__Your task__. Skip the pictures. Set down, word for word, the lines from the start of the material up to and including the line with "import pandas as pd".

------------------------

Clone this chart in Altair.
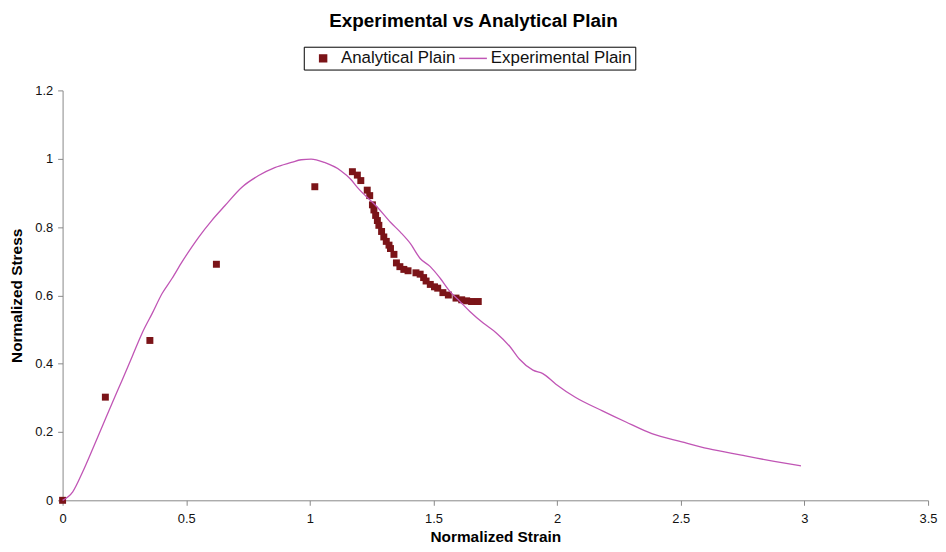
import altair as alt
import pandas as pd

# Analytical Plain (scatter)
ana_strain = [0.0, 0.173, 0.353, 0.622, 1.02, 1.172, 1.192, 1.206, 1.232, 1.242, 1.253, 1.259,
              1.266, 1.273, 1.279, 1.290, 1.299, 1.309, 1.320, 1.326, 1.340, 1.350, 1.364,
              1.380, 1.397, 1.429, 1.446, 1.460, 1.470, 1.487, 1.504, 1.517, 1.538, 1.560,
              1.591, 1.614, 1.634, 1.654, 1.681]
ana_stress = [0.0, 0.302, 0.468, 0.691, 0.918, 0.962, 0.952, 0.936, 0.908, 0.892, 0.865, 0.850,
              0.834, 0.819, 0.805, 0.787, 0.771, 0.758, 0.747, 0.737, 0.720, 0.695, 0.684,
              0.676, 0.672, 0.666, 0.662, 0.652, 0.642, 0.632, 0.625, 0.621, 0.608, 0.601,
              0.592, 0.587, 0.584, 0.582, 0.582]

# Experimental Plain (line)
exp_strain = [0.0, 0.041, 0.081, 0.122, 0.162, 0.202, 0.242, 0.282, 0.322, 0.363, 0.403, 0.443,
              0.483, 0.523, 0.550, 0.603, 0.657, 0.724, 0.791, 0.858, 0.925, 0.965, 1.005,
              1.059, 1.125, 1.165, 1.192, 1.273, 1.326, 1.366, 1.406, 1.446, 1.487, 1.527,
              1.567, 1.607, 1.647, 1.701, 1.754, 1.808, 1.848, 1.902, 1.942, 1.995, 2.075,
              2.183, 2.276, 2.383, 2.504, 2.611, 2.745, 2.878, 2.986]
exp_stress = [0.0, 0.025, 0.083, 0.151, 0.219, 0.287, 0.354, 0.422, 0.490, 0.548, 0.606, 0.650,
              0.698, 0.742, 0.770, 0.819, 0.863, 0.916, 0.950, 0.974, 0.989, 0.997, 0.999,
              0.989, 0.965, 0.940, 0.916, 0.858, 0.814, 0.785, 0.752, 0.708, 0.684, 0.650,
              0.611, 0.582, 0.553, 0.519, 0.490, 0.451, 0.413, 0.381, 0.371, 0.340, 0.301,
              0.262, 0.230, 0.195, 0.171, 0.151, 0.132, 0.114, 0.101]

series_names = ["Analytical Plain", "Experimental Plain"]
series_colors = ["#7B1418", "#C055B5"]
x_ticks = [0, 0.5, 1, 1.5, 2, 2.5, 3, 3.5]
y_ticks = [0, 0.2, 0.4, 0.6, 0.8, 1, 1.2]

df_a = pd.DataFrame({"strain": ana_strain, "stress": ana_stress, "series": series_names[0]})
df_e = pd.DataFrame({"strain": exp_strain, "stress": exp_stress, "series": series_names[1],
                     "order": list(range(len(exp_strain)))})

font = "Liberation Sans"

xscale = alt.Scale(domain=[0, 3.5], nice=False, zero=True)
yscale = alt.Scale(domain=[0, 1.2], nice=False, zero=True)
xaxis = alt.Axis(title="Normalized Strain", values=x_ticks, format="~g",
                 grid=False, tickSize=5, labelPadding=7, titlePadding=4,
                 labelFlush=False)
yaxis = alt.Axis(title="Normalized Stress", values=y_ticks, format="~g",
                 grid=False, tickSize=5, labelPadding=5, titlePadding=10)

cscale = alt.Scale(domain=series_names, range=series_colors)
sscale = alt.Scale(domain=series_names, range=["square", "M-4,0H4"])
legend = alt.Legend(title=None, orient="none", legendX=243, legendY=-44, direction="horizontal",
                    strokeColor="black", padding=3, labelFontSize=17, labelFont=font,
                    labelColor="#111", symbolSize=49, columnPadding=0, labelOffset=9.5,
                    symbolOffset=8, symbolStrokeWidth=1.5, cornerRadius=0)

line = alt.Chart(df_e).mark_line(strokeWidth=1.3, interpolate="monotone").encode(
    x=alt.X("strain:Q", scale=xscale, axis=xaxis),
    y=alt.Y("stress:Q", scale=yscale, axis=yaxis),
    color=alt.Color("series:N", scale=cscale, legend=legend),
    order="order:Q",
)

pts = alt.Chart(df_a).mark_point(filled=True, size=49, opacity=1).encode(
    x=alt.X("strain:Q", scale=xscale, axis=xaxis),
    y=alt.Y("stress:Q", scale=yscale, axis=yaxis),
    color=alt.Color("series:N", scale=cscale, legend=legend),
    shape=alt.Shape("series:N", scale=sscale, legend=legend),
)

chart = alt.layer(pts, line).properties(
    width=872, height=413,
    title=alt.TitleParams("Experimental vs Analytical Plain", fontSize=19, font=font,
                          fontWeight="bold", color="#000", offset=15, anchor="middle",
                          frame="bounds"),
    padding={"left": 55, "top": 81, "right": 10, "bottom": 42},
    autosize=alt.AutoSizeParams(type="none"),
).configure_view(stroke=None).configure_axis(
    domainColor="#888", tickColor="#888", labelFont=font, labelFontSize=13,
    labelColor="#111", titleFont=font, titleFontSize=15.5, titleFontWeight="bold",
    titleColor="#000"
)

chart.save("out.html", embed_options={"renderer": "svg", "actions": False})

------------------------

__Exercise output__.
Clone this chart in Altair.
import altair as alt
import pandas as pd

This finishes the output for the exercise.